AT&T pointed me to a news story published last year that quoted an exec saying 85% of their customers were on a multi-line plan. Think about that — that means if you actually are one of the suckers who is paying for a single line, you’re in the vast minority.
There’s no honor in paying more to have the bill in your own name — you’re just paying more for the same services. Does your dignity and independence win out here, or does T-Mobile? Hmm?
Does having your own cellphone line make you an adult?
AT&T released its own study (so take it with a grain of salt) that said that 76% of Americans think that coming off a parent’s cellphone plan is one of the “ultimate signs” of becoming an adult.
Sure, at first glance, this seems like a rite of passage into financial independence from your parents.
Is it a smart financial choice?
Consider that the T-Mobile plan — even if you paid back your mom each month for your portion of the phone bill, you’d be saving about $42.50 a month compared to the same service on an individual plan. That’s $5,100 over a decade if you did it from age 22 to 32.
In fact, I’d say that part of becoming an adult is being smart about spending habits and money. And sticking to a family plan is the obviously wise choice.
If you choose to remove yourself from a family plan, you’re just giving the cellphone carriers twice as much — and I see little glory or pride in that.

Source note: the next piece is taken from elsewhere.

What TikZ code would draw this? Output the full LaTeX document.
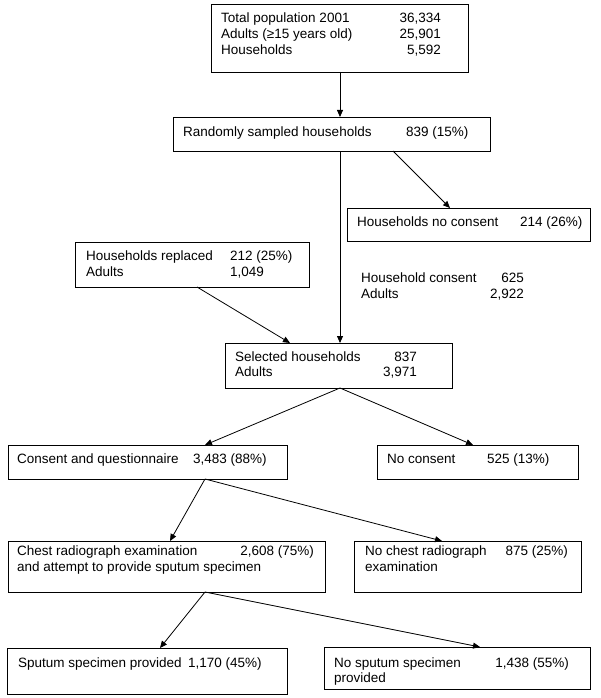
\documentclass[tikz,border=0pt]{standalone}
\usepackage{fontspec}
\setmainfont{Liberation Sans}
\usetikzlibrary{arrows.meta}
\begin{document}
\begin{tikzpicture}[x=1pt,y=-1pt,
  box/.style={draw, line width=0.8pt, anchor=north west, inner sep=0pt, outer sep=0pt},
  txt/.style={anchor=base west, inner sep=0pt, font=\fontsize{13.5}{16}\selectfont},
  num/.style={anchor=base east, inner sep=0pt, font=\fontsize{13.5}{16}\selectfont},
  arr/.style={line width=0.8pt, -{Triangle[length=7pt,width=6pt]}}]
\useasboundingbox[fill=white] (0,0) rectangle (600,698);
% boxes
\node[box, minimum width=257pt, minimum height=68pt] (b1) at (211,4) {};
\node[box, minimum width=317pt, minimum height=34pt] (b2) at (173,117) {};
\node[box, minimum width=243pt, minimum height=33pt] (b3) at (347,208) {};
\node[box, minimum width=234pt, minimum height=45pt] (b4) at (75,242) {};
\node[box, minimum width=227pt, minimum height=45pt] (b5) at (225,343) {};
\node[box, minimum width=279pt, minimum height=34pt] (b6) at (8,445) {};
\node[box, minimum width=201pt, minimum height=34pt] (b7) at (377,445) {};
\node[box, minimum width=317pt, minimum height=51pt] (b8) at (8,541) {};
\node[box, minimum width=227pt, minimum height=51pt] (b9) at (354,541) {};
\node[box, minimum width=280pt, minimum height=46pt] (b10) at (7,648) {};
\node[box, minimum width=266pt, minimum height=42pt] (b11) at (324,647) {};
% texts
\node[txt] (t1a) at (221,22.5) {Total population 2001};
\node[num] (n1a) at (441,22.5) {36,334};
\node[txt] (t1b) at (221,38.5) {Adults (≥15 years old)};
\node[num] (n1b) at (441,38.5) {25,901};
\node[txt] (t1c) at (221,54.5) {Households};
\node[num] (n1c) at (441,54.5) {5,592};
\node[txt] (t2a) at (183,136) {Randomly sampled households};
\node[txt] (n2a) at (406,136) {839 (15\%)};
\node[txt] (t3a) at (357,226) {Households no consent};
\node[txt] (n3a) at (520,226) {214 (26\%)};
\node[txt] (t4a) at (86,260) {Households replaced};
\node[txt] (n4a) at (230,260) {212 (25\%)};
\node[txt] (t4b) at (86,276) {Adults};
\node[txt] (n4b) at (230,276) {1,049};
\node[txt] (tfa) at (361,282) {Household consent};
\node[num] (nfa) at (524,282) {625};
\node[txt] (tfb) at (361,298) {Adults};
\node[num] (nfb) at (524,298) {2,922};
\node[txt] (t5a) at (235,361) {Selected households};
\node[num] (n5a) at (417,361) {837};
\node[txt] (t5b) at (235,376) {Adults};
\node[num] (n5b) at (417,376) {3,971};
\node[txt] (t6a) at (17,463) {Consent and questionnaire};
\node[txt] (n6a) at (193,463) {3,483 (88\%)};
\node[txt] (t7a) at (387,463) {No consent};
\node[txt] (n7a) at (487,463) {525 (13\%)};
\node[txt] (t8a) at (17,555) {Chest radiograph examination};
\node[num] (n8a) at (314,555) {2,608 (75\%)};
\node[txt] (t8b) at (17,571) {and attempt to provide sputum specimen};
\node[txt] (t9a) at (365,555) {No chest radiograph};
\node[num] (n9a) at (568,555) {875 (25\%)};
\node[txt] (t9b) at (365,571) {examination};
\node[txt] (t10a) at (18,667) {Sputum specimen provided};
\node[txt] (n10a) at (188,667) {1,170 (45\%)};
\node[txt] (t11a) at (334,667) {No sputum specimen};
\node[num] (n11a) at (569,667) {1,438 (55\%)};
\node[txt] (t11b) at (334,682) {provided};
% connectors
\draw[arr] ([xshift=129pt]b1.south west) -- ([xshift=167pt]b2.north west);
\draw[arr] ([xshift=220pt]b2.south west) -- ([xshift=103pt]b3.north west);
\draw[arr] ([xshift=167pt]b2.south west) -- ([xshift=115pt]b5.north west);
\draw[arr] ([xshift=122pt]b4.south west) -- ([xshift=65pt]b5.north west);
\draw[arr] ([xshift=115pt]b5.south west) -- ([xshift=197pt]b6.north west);
\draw[arr] ([xshift=115pt]b5.south west) -- ([xshift=96pt]b7.north west);
\draw[arr] ([xshift=197pt]b6.south west) -- ([xshift=162pt]b8.north west);
\draw[arr] ([xshift=197pt]b6.south west) -- ([xshift=88pt]b9.north west);
\draw[arr] ([xshift=197pt]b8.south west) -- ([xshift=153pt]b10.north west);
\draw[arr] ([xshift=197pt]b8.south west) -- ([xshift=156pt]b11.north west);
\end{tikzpicture}
\end{document}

Look, of course, this all depends on your relationship with your family. You may not want to have this financial tie to them, and you may be in a better financial situation than your parents. But bundling phone lines with other people, whether they’re your family or just some friends, makes a lot of financial sense.
Millennials, it’s time to take pride in one smart financial decision that our generation is making. Embrace it! Be proud to be on a family plan!